Elldrew think that the last time they saw the back corner of Kings Cross (the bit between the gas holders and the canal) was over a decade ago, in the early hours of a Sunday morning, on their way home from a misspent evening at one of the legendary nightclubs that used to occupy that area. Returning, more than a decade later, we were wowed how much the Kings Cross redevelopment had transformed this grungy clubbing Mecca. We weren’t there just to reminisce for we had managed to sneak a spot at the coveted Summer Preview of Coal Office restaurant; a joint collaboration between chef Assaf Granit (of Palomar fame) and designer Tom Dixon (of all lovely shiny copper objet fame). Coal Office is a part of Tom Dixon’s new headquarters in the building that, unsurprisingly, used to be the coal office on Bagley Walk, named after the club that used to be there – there’s a pattern to the names Elldrew surmise!
Entering the restaurant, we loved the constant reminder that this was Tom Dixon’s baby; we are fans of his work after all, so it was interesting seeing it laid out by the designer himself. From the lighting, furniture, crockery, funky tunes and welcoming vibe, it just came together perfectly. The restaurant is long and narrow, dominated by the open kitchen which, if you’ve eaten at any Assaf Granit restaurant, you’ll know is his style; we happily settled into two seats at the counter. It must be said that there are tables of 4 opposite the kitchen, with more seating options at the back (or main floor) of the restaurant. The highlight of our seats was that chef Assaf himself was cooking – that’s kind of awesome in its own right, but seeing the master in action in his kitchen was beyond cool.

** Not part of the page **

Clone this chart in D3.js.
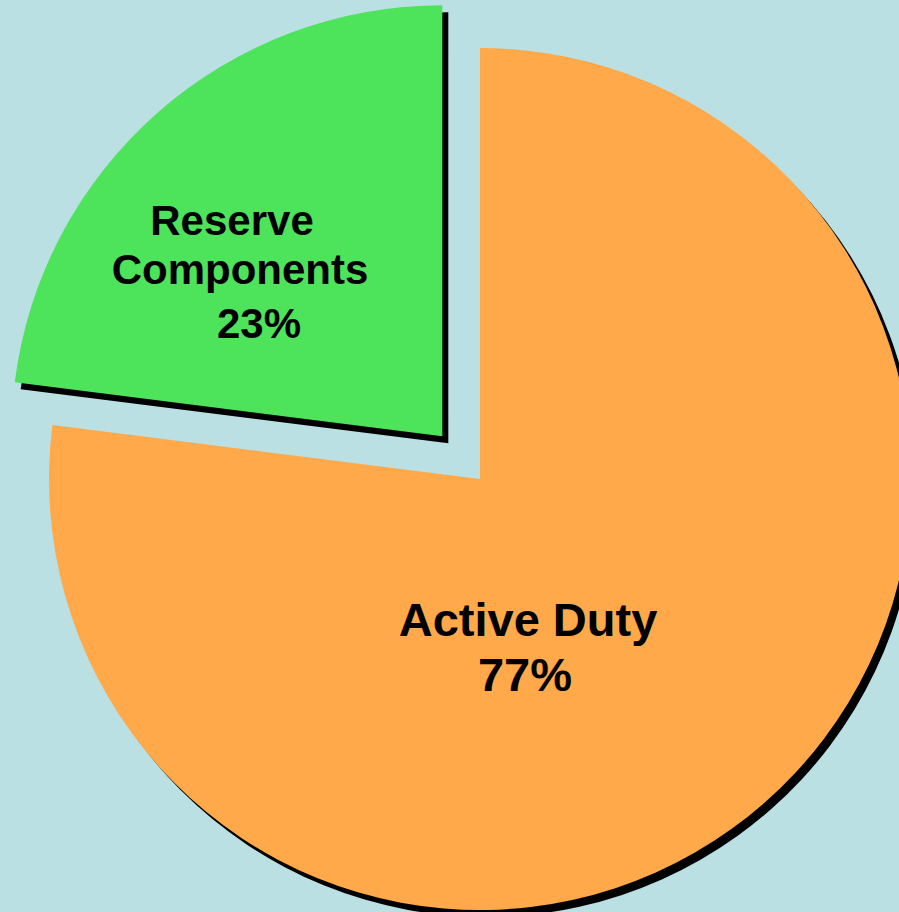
<!DOCTYPE html>
<html><head><meta charset="utf-8">
<script src="https://cdn.jsdelivr.net/npm/d3@7"></script>
<style>html,body{margin:0;padding:0;background:#BBE0E3;overflow:hidden;}</style>
</head><body>
<svg id="c" width="899" height="912"></svg>
<script>
const categories = ["Active Duty", "Reserve Components"];
const values = [77, 23];
const labels = [["Active Duty", "77%"], ["Reserve", "Components", "23%"]];
const colors = ["#FFA94A", "#4DE45B"];
const explode = [0, 57];

const W = 899, H = 912, cx = 480, cy = 479, R = 431;
const svg = d3.select("#c");
svg.append("rect").attr("width", W).attr("height", H).attr("fill", "#BBE0E3");

const pie = d3.pie().sort(null).value(d => d)(values);
const arc = d3.arc().innerRadius(0).outerRadius(R);
const g = svg.append("g").attr("transform", `translate(${cx},${cy})`);

function off(d, i) {
  const a = (d.startAngle + d.endAngle) / 2;
  return [Math.sin(a) * explode[i], -Math.cos(a) * explode[i]];
}
// shadows
g.selectAll("path.sh").data(pie).join("path").attr("class", "sh")
  .attr("d", arc).attr("fill", "#000")
  .attr("transform", (d, i) => { const o = off(d, i); return `translate(${o[0] + 6},${o[1] + 7})`; });
g.selectAll("path.sl").data(pie).join("path").attr("class", "sl")
  .attr("d", arc).attr("fill", (d, i) => colors[i])
  .attr("transform", (d, i) => { const o = off(d, i); return `translate(${o[0]},${o[1]})`; });

// labels
const labelPos = [
  { x: 48, y: 157, size: 47, lines: [{ dx: 0, dy: 0 }, { dx: -3, dy: 55 }] },
  { x: -248, y: -244, size: 42, lines: [{ dx: 0, dy: 0 }, { dx: 8, dy: 49 }, { dx: 27, dy: 103 }] }
];
pie.forEach((d, i) => {
  const p = labelPos[i];
  labels[i].forEach((t, j) => {
    g.append("text").attr("x", p.x + p.lines[j].dx).attr("y", p.y + p.lines[j].dy)
      .attr("text-anchor", "middle")
      .attr("font-family", "'Liberation Sans', Arial, sans-serif")
      .attr("font-weight", "bold").attr("font-size", p.size)
      .attr("fill", "#000").text(t);
  });
});
</script>
</body></html>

The staff too were wonderful; from the moment we walked in until the moment we left the rooftop bar several hours later, they were full of buzz. None of that snooty “too cool to talk to you” that can be so common in trendy London establishments. We shared a welcome ‘shot’ with the maître d’ when we were seated, and another a little later to cleanse our palate. The staff were kept busy but that didn’t stop them from checking we were okay or offering advice on the menu throughout the evening. Even one of the chefs across the counter from us paused mid-oven opening to guide us on a dish and chef Assaf swung by to recommend a dessert when we had trouble choosing!
So, onto the food. After being wowed by the design, atmosphere and staff we wondered whether the food might take a back seat at Coal Office, but you’ll be glad to know that it doesn’t. It’s another trendy sharing/tapas style experience, so if you’ve eaten at Palomar or The Barbary then you’ll know what to expect; there’s pitta and Assaf’s famous Machneyuda polenta, as well as a host of new dishes. Whilst we pondered our choice we ordered a ‘Pretzel on a Stick’ and the ‘Plate for the brave’ – and whilst being given a tour of the different spices on the Plate we had a giggle with the waiter over the correct pronunciation of Chrain (an Ashkenazi Jewish “dip” of beetroot and horseradish that Ell didn’t know anyone other than Mrs Elswood made).
After a steer on dish count from our server we settled on starters of the Machneyuda polenta, the josperized aubergine with green Tahini and pistachio, and a Moroccan fennel salad. All vegetarian but all light and summery with flavours that zinged; the polenta is an Assaf classic, that he serves in every restaurant. Ell could have had double aubergine whilst Drew virtually licked the bowl of the fennel salad.
For the main course we had a Shikshukit and a Freekeh Risotto. The Shikshukit is a lamb and beef kebab served with aubergine, Thigurt and pitta. It was the only meat we ordered all evening, and we could have had an entirely veggie meal except that we loved the Shakshukit at Palomar, so much that we had to try this variation. The risotto was a crispy crunchy textural delight with green wheat, Skordalia cream and an incredible black aubergine crisp. All dishes were fantastic, we could not fault anything we ate.
Contemplating room for dessert, our lovely maître d’ swung by proffering a shot of Arak (an aniseed Israeli digestif) with the promise it would cut through the food and make space for dessert. It sort of did, but only enough to share one dessert between the two of us. Every member of staff seemed to have their own preference as to what was the star pudding, but when chef Assaf told us, that for him, it was Uri’s Mothers fig Basboosa, we figured we had to go with that; after all this dessert is not just the headline at Coal Office, it comes all the way from Machneyuda, his original Jerusalem restaurant (Uri is the co-chef there in case you’re wondering). Basboosa is a traditional Middle Eastern cake made with semolina – it’s nothing like the semolina we remembered from school days – but a sticky gooey delightful cake. At Coal Office it’s served with Tahini ice cream but, if we’re honest, the ice cream wasn’t to our liking, so we happily enjoyed the Basboosa.
We loved Coal Office, so much that we have already booked to go back with friends. We hope nothing changes when it transitions from “preview” to “full” opening and we highly recommend adding Coal Office to your restaurant wish list, you won’t be disappointed.